Fixed income specialist Franklin Templeton is seeking to highlight opportunities in both domestic and international equities to investors in India – a traditionally tough sell.
Vivek Kudva, managing director of the firm’s India unit, knows that getting Indians out of short-term bond funds won’t be easy. “In a market such as India, where you can get an 8-9% bank deposit rate for one year, selling equity funds to investors has been challenging,” he tells AsianInvetsor from the company’s Mumbai office.
“But if you look at equity markets globally, different markets have performed well in different years and you can see that with each year the winners rotate.
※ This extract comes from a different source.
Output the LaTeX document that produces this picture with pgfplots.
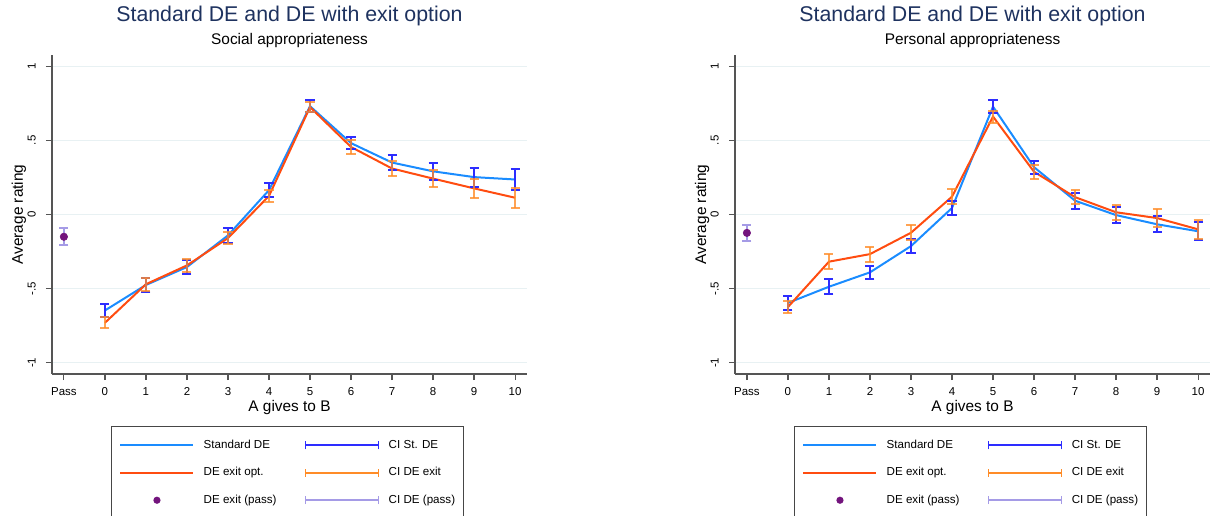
\documentclass[border=0pt]{standalone}
\usepackage{fontspec}
\setmainfont{Liberation Sans}
\usepackage{pgfplots}
\usepackage{pgfplotstable}
\pgfplotsset{compat=1.18}
\definecolor{lineblue}{RGB}{26,140,255}
\definecolor{linered}{RGB}{255,76,16}
\definecolor{blueCI}{RGB}{45,45,255}
\definecolor{orangeCI}{RGB}{255,140,40}
\definecolor{passCI}{RGB}{165,155,230}
\definecolor{passdot}{RGB}{115,20,125}
\definecolor{titlec}{RGB}{30,50,95}
\definecolor{axisgray}{RGB}{85,85,85}
\definecolor{gridc}{RGB}{232,241,243}
\definecolor{leggray}{RGB}{70,70,70}

% Social appropriateness
\pgfplotstableread{
x y e
0 -0.647 0.044
1 -0.475 0.045
2 -0.354 0.047
3 -0.141 0.049
4 0.164 0.047
5 0.730 0.040
6 0.481 0.041
7 0.350 0.052
8 0.291 0.056
9 0.252 0.064
10 0.236 0.068
}\socstd
\pgfplotstableread{
x y e
0 -0.730 0.037
1 -0.470 0.045
2 -0.343 0.043
3 -0.159 0.042
4 0.125 0.040
5 0.724 0.034
6 0.455 0.045
7 0.310 0.050
8 0.242 0.056
9 0.176 0.062
10 0.113 0.066
}\socexit
\pgfplotstableread{
x y e
-1 -0.150 0.056
}\socpass
% Personal appropriateness
\pgfplotstableread{
x y e
0 -0.596 0.047
1 -0.487 0.050
2 -0.390 0.045
3 -0.213 0.049
4 0.044 0.048
5 0.727 0.042
6 0.319 0.043
7 0.093 0.053
8 -0.004 0.056
9 -0.066 0.055
10 -0.113 0.060
}\perstd
\pgfplotstableread{
x y e
0 -0.624 0.042
1 -0.318 0.052
2 -0.267 0.050
3 -0.123 0.050
4 0.120 0.050
5 0.660 0.040
6 0.288 0.046
7 0.117 0.047
8 0.015 0.052
9 -0.024 0.060
10 -0.100 0.063
}\perexit
\pgfplotstableread{
x y e
-1 -0.124 0.052
}\perpass

\pgfplotsset{
  panel/.style={
    scale only axis, width=356.25pt, height=239.25pt,
    xmin=-1.29, xmax=10.29, ymin=-1.075, ymax=1.075,
    axis x line*=bottom, axis y line*=left,
    axis line style={-, draw=axisgray, line width=1.1pt},
    xtick={-1,0,1,2,3,4,5,6,7,8,9,10},
    xticklabels={Pass,0,1,2,3,4,5,6,7,8,9,10},
    ytick={-1,-0.5,0,0.5,1},
    yticklabels={-1,-.5,0,.5,1},
    tick align=outside, major tick length=4.5pt,
    tick style={draw=axisgray, line width=0.9pt},
    ymajorgrids, major grid style={draw=gridc, line width=0.9pt},
    ticklabel style={font=\fontsize{8.6}{10}\selectfont},
    xticklabel style={inner sep=0pt, anchor=north, yshift=-5.25pt},
    yticklabel style={xshift=-7.5pt, rotate=90, anchor=south, inner sep=0pt},
    every axis x label/.style={at={(axis description cs:0.5,0)}, anchor=base, yshift=-27.75pt, font=\fontsize{11.55}{13}\selectfont},
    every axis y label/.style={at={(axis description cs:0,0.5)}, xshift=-21.75pt, rotate=90, anchor=base, font=\fontsize{11.55}{13}\selectfont},
    xlabel={A gives to B}, ylabel={Average rating},
    clip=false,
    legend columns=2,
    legend cell align=left,
    legend style={at={(axis description cs:0,0)}, anchor=north west, xshift=44.25pt, yshift=-39pt,
      draw=leggray, line width=0.75pt, inner xsep=6pt, inner ysep=10pt,
      font=\fontsize{8.7}{10}\selectfont,
      nodes={inner sep=0pt, text height=6.3pt, text depth=1.9pt},
      column sep=7pt, row sep=12.4pt,
      /tikz/every even column/.append style={column sep=21pt}},
  },
  lineleg/.style={legend image code/.code={\draw[##1] (0pt,0pt) -- (54.75pt,0pt);}},
  cileg/.style={legend image code/.code={\draw[##1] (0pt,0pt) -- (54.75pt,0pt); \draw[##1] (0pt,-3pt) -- (0pt,3pt); \draw[##1] (54.75pt,-3pt) -- (54.75pt,3pt);}},
  dotleg/.style={legend image code/.code={\path[draw=none] (0pt,0pt) -- (54.75pt,0pt); \fill[##1, draw=none] (27.4pt,0pt) circle (2.7pt);}},
  cistd/.style={forget plot, draw=none, mark=none,
    error bars/.cd, y dir=both, y explicit,
    error bar style={draw=blueCI, line width=1.5pt},
    error mark options={rotate=90, draw=blueCI, line width=1.5pt, mark size=3.4pt}},
  ciexit/.style={forget plot, draw=none, mark=none,
    error bars/.cd, y dir=both, y explicit,
    error bar style={draw=orangeCI, line width=1.5pt, opacity=0.8},
    error mark options={rotate=90, draw=orangeCI, line width=1.5pt, mark size=3.4pt, opacity=0.8}},
  cipass/.style={forget plot, draw=none, mark=none,
    error bars/.cd, y dir=both, y explicit,
    error bar style={draw=passCI, line width=1.5pt},
    error mark options={rotate=90, draw=passCI, line width=1.5pt, mark size=3.4pt}},
}

\begin{document}
\begin{tikzpicture}
\useasboundingbox (0pt,0pt) rectangle (907.5pt,386.25pt);
\clip (0pt,0pt) rectangle (907.5pt,386.25pt);

% ---------- left panel ----------
\node[anchor=base, font=\fontsize{16}{18}\selectfont, text=titlec] at (217.125pt,369.75pt) {Standard DE and DE with exit option};
\node[anchor=base, font=\fontsize{11.55}{13}\selectfont] at (217.125pt,352.5pt) {Social appropriateness};
\begin{axis}[panel, at={(39pt,105.75pt)}, anchor=south west]
  \addplot[forget plot, lineblue, line width=1.5pt, mark=none] table[x=x,y=y] {\socstd};
  \addplot[forget plot, linered, line width=1.5pt, mark=none] table[x=x,y=y] {\socexit};
  \addplot[cistd] table[x=x,y=y,y error=e] {\socstd};
  \addplot[ciexit] table[x=x,y=y,y error=e] {\socexit};
  \addplot[cipass] table[x=x,y=y,y error=e] {\socpass};
  \addplot[forget plot, only marks, mark=*, mark size=2.8pt, color=passdot] table[x=x,y=y] {\socpass};
  \addlegendimage{draw=lineblue, line width=1.4pt, lineleg}
  \addlegendimage{draw=blueCI, line width=1.4pt, cileg}
  \addlegendimage{draw=linered, line width=1.4pt, lineleg}
  \addlegendimage{draw=orangeCI, line width=1.4pt, cileg}
  \addlegendimage{passdot, dotleg}
  \addlegendimage{draw=passCI, line width=1.4pt, cileg}
  \legend{Standard DE, CI St. DE, DE exit opt., CI DE exit, DE exit (pass), CI DE (pass)}
\end{axis}

% ---------- right panel ----------
\node[anchor=base, font=\fontsize{16}{18}\selectfont, text=titlec] at (729.375pt,369.75pt) {Standard DE and DE with exit option};
\node[anchor=base, font=\fontsize{11.55}{13}\selectfont] at (729.375pt,352.5pt) {Personal appropriateness};
\begin{axis}[panel, at={(551.25pt,105.75pt)}, anchor=south west]
  \addplot[forget plot, lineblue, line width=1.5pt, mark=none] table[x=x,y=y] {\perstd};
  \addplot[forget plot, linered, line width=1.5pt, mark=none] table[x=x,y=y] {\perexit};
  \addplot[cistd] table[x=x,y=y,y error=e] {\perstd};
  \addplot[ciexit] table[x=x,y=y,y error=e] {\perexit};
  \addplot[cipass] table[x=x,y=y,y error=e] {\perpass};
  \addplot[forget plot, only marks, mark=*, mark size=2.8pt, color=passdot] table[x=x,y=y] {\perpass};
  \addlegendimage{draw=lineblue, line width=1.4pt, lineleg}
  \addlegendimage{draw=blueCI, line width=1.4pt, cileg}
  \addlegendimage{draw=linered, line width=1.4pt, lineleg}
  \addlegendimage{draw=orangeCI, line width=1.4pt, cileg}
  \addlegendimage{passdot, dotleg}
  \addlegendimage{draw=passCI, line width=1.4pt, cileg}
  \legend{Standard DE, CI St. DE, DE exit opt., CI DE exit, DE exit (pass), CI DE (pass)}
\end{axis}
\end{tikzpicture}
\end{document}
Hence, there is a good story about the diversification that equity can achieve.”
His team is particularly focused on promoting opportunities in US equities. It comes after the S&P 500 Index rose 31.3% last year, by Bloomberg data, while the US economy continues to lead developed market recovery from the 2008/09 global financial crisis.
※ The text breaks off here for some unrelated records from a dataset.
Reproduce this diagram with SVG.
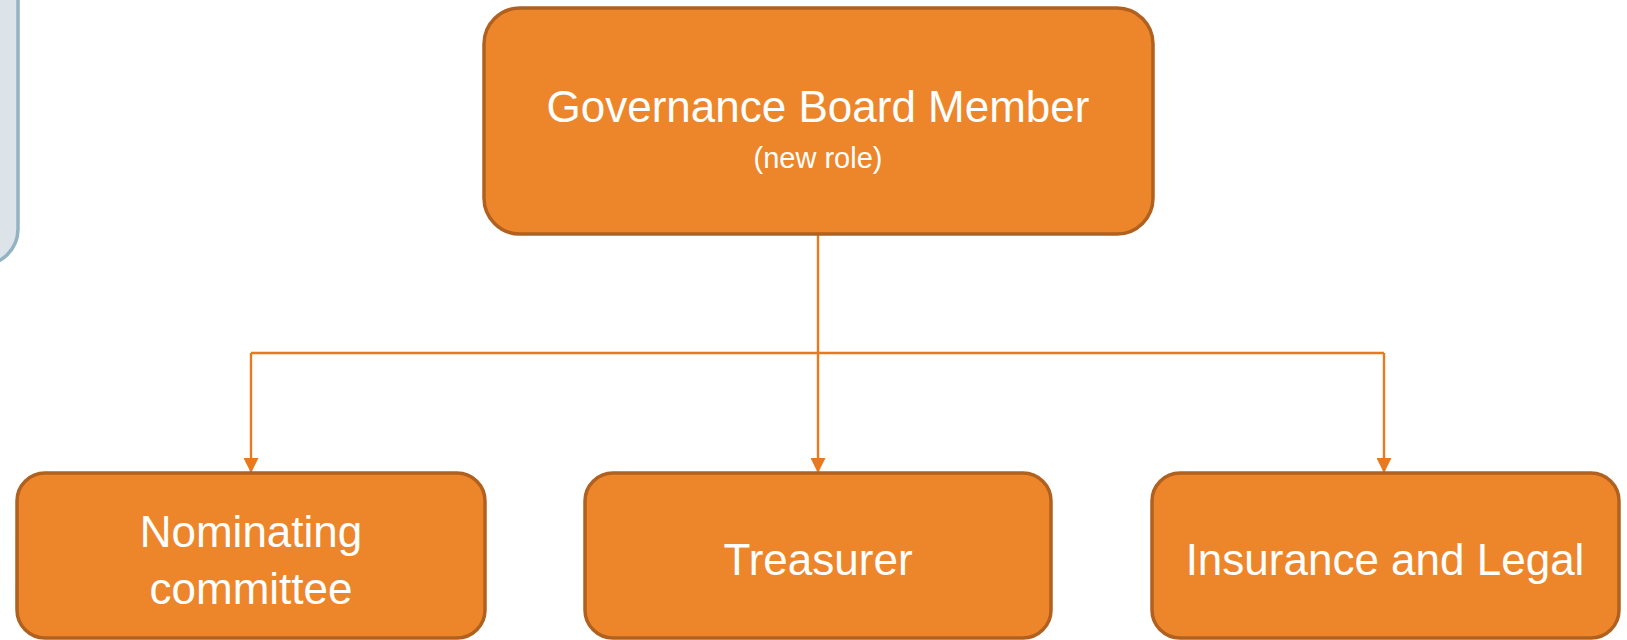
<svg xmlns="http://www.w3.org/2000/svg" width="1627" height="640" viewBox="0 0 1627 640">
<style>
.box{fill:#ED862A;stroke:#B0611F;stroke-width:3.5}
.t{font-family:"Liberation Sans",Arial,sans-serif;fill:#FFFFFF;text-anchor:middle}
.big{font-size:44px}
.small{font-size:29px}
.conn{fill:none;stroke:#E8791F;stroke-width:2.4}
</style>
<defs>
<marker id="arr" markerWidth="15" markerHeight="15" refX="14" refY="7.5" orient="auto" markerUnits="userSpaceOnUse">
<path d="M0,0 L15,7.5 L0,15 Z" fill="#E8791F"/>
</marker>
</defs>
<g id="side-box">
<rect x="-60" y="-40" width="78" height="305" rx="36" fill="#DCE4E9" stroke="#93B3C3" stroke-width="3.5"/>
</g>
<g id="connectors">
<path class="conn" d="M818,234 V353"/>
<path class="conn" d="M251,353 H1384"/>
<path class="conn" d="M251,353 V472" marker-end="url(#arr)"/>
<path class="conn" d="M818,353 V472" marker-end="url(#arr)"/>
<path class="conn" d="M1384,353 V472" marker-end="url(#arr)"/>
</g>
<g id="governance">
<rect class="box" x="484" y="8" width="669" height="226" rx="36"/>
<text class="t big" x="818" y="122">Governance Board Member</text>
<text class="t small" x="818" y="168">(new role)</text>
</g>
<g id="nominating">
<rect class="box" x="17" y="473" width="468" height="165" rx="28"/>
<text class="t big" x="251" y="547">Nominating</text>
<text class="t big" x="251" y="604">committee</text>
</g>
<g id="treasurer">
<rect class="box" x="585" y="473" width="466" height="165" rx="28"/>
<text class="t big" x="818" y="575">Treasurer</text>
</g>
<g id="insurance">
<rect class="box" x="1152" y="473" width="467" height="165" rx="28"/>
<text class="t big" x="1385" y="575">Insurance and Legal</text>
</g>
</svg>
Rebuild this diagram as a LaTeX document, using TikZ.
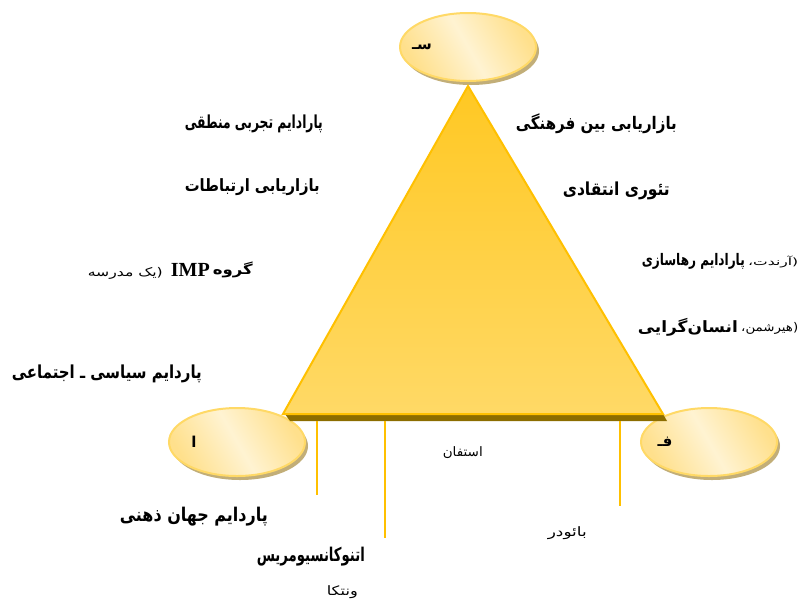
\documentclass[tikz,border=0pt]{standalone}
\usepackage{fontspec}
\usepackage{graphicx}
\TeXXeTstate=1
\newfontfamily\fa[Script=Arabic]{DejaVu Sans}
\newfontfamily\impfont{Liberation Serif}
\usetikzlibrary{shapes.geometric,shadows}
\definecolor{triborder}{HTML}{FFC000}
\definecolor{trimid}{HTML}{FFC000}
\definecolor{tritop}{HTML}{FFC823}
\definecolor{tribot}{HTML}{FFD966}
\definecolor{tribase}{HTML}{8C6D00}
\definecolor{ovalborder}{HTML}{FFD966}
\definecolor{ovallight}{HTML}{FFF3D2}
\definecolor{ovaldark}{HTML}{FFE08C}
\definecolor{ovalshadow}{HTML}{C2AE78}
\newcommand{\fitt}[3]{\resizebox*{#1pt}{#2pt}{#3}}
\tikzset{
  ovalbox/.style={ellipse, draw=ovalborder, line width=2pt, minimum width=136pt, minimum height=68pt,
    top color=ovaldark, bottom color=ovaldark, middle color=ovallight, shading angle=-60,
    drop shadow={shadow xshift=3pt, shadow yshift=-4pt, fill=ovalshadow, opacity=1}},
  ovalletter/.style={font=\fa\bfseries\fontsize{15}{17}\selectfont, inner sep=0pt},
  bigtext/.style={font=\fa\bfseries\fontsize{14}{16}\selectfont, inner sep=0pt, anchor=east},
  smalltext/.style={font=\fa\fontsize{11}{13}\selectfont, inner sep=0pt, anchor=east},
  smallleft/.style={font=\fa\fontsize{11}{13}\selectfont, inner sep=0pt, anchor=west},
  latintext/.style={font=\impfont\bfseries\fontsize{20}{22}\selectfont, inner sep=0pt, anchor=east},
  stem/.style={draw=triborder, line width=2pt},
}
\begin{document}
\begin{tikzpicture}[x=1pt,y=-1pt]
\useasboundingbox (0,0) rectangle (800,598);
% ellipses
\node[ovalbox] (topoval) at (468,47) {};
\node[ovalbox] (leftoval) at (237,442) {};
\node[ovalbox] (rightoval) at (709,442) {};
% triangle
\coordinate (apex) at (468,86);
\coordinate (bl) at (283,414);
\coordinate (br) at (663,414);
\fill[tribase] (285,414) -- (663,414) -- (667,421) -- (290,421) -- cycle;
\shade[top color=tritop, middle color=trimid, bottom color=tribot] (apex) -- (br) -- (bl) -- cycle;
\draw[triborder, line width=2pt, line join=miter] (apex) -- (br) -- (bl) -- cycle;
% ellipse letters
\node[ovalletter] (topl) at (422,47) {\beginR سـ\endR};
\node[ovalletter] (leftl) at (194,442) {\beginR ا\endR};
\node[ovalletter] (rightl) at (665,442) {\beginR فـ\endR};
% stems
\coordinate (s1t) at (317,421); \coordinate (s1b) at (317,495);
\coordinate (s2t) at (385,421); \coordinate (s2b) at (385,538);
\coordinate (s3t) at (620,421); \coordinate (s3b) at (620,506);
\draw[stem] (s1t) -- (s1b);
\draw[stem] (s2t) -- (s2b);
\draw[stem] (s3t) -- (s3b);
% texts right
\node[bigtext] (r1) at (677,124) {\fitt{161}{20}{\beginR بازاریابی بین فرهنگی\endR}};
\node[bigtext] (r2) at (670,191) {\fitt{107}{18}{\beginR تئوری انتقادی\endR}};
\node[bigtext] (r3) at (745,261) {\fitt{103}{16}{\beginR پارادایم رهاسازی\endR}};
\node[smallleft] (r3b) at (748,262) {\fitt{50}{12}{\beginR (آرندت،\endR}};
\node[bigtext] (r4) at (738,327) {\fitt{100}{18}{\beginR انسان‌گرایی\endR}};
\node[smallleft] (r4b) at (741,328) {\fitt{57}{12}{\beginR (هیرشمن،\endR}};
% texts left
\node[bigtext] (l1) at (323,124) {\fitt{138}{18}{\beginR پارادایم تجربی منطقی\endR}};
\node[bigtext] (l2) at (320,187) {\fitt{135}{17}{\beginR بازاریابی ارتباطات\endR}};
\node[bigtext] (l3) at (253,270) {\fitt{40}{16}{\beginR گروه\endR}};
\node[latintext] (l3i) at (210,270) {IMP};
\node[smalltext] (l3b) at (163,273) {\fitt{75}{12}{\beginR (یک مدرسه\endR}};
\node[bigtext] (l4) at (202,374) {\fitt{190}{18}{\beginR پاردایم سیاسی ـ اجتماعی\endR}};
% texts bottom
\node[bigtext] (b1) at (268,517) {\fitt{148}{19}{\beginR پاردایم جهان ذهنی\endR}};
\node[bigtext] (b2) at (365,557) {\fitt{108}{19}{\beginR اتنوکانسیومریس\endR}};
\node[smalltext] (b3) at (358,592) {\fitt{31}{13}{\beginR ونتکا\endR}};
\node[smalltext] (b4) at (483,453) {\fitt{40}{12}{\beginR استفان\endR}};
\node[smalltext] (b5) at (587,533) {\fitt{39}{13}{\beginR بائودر\endR}};
\end{tikzpicture}
\end{document}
Franklin Templeton boasts a US Opportunities Fund, a Luxembourg-based vehicle. Last June, it launched a feeder fund into that to make it available to Indian investors.
Kudva suggests that if demand for offshore equities proves sufficient, the next step would be to introduce a European equities fund, although there is no timetable for such a plan.
But overseas equities remain of niche appeal in India. According to the Association of Mutual Funds in India (Amfi), feeder funds investing into overseas mutual funds represent less than 1% of the asset management industry’s $143 billion in AUM.
Of that overall asset base, equities represent just 17%, of which the bulk is made up of fixed income funds and money market funds. Equity funds suffered $1.2 billion in outflows last year to end-November, against a $22.4 billion inflow into moneymarket funds.
Nevertheless, Kudva’s team has embarked on a slew of roadshows across eight Indian cities to tout the benefits of equity investing, to investors as well as to distributors and independent financial advisers that it works with nationwide.
The message his team is sending is that if investors want a return higher than inflation – which in India stood at 11.24% at the end of November, with the benchmark repurchase rate at 7.75% – then equities are better placed than fixed income to provide that over the longer term.
By promoting equities, Franklin Templeton is also seeking to better balance its own assets under management. At present it manages a $4.5 billion fixed income book, dwarfing the $2.5 billion it manages in equities.
On the domestic front there are hopes that India’s equities market, which has rebounded more than 16% since mid-August, will continue its revival. India's Sensex Index rose 7.5% across the whole of 2013.
This could be driven by improved sentiment in the run-up to the May general election, where Narendra Modi, leader of the Hindu nationalist Bharatiya Janata Party (BJP), is seeking to unseat Manmohan Singh of the Indian National Congress as prime minister. Modi is promising to usher in reforms, quash corruption and alleviate the nation’s structural economic problems.
Aside from equities, Kudva says the firm is looking to introduce domestic mezzanine debt to Indian investors. It is also considering launching private equity funds targeted at high-net-worth individuals as the firm moves to branch out from its fixed income bias.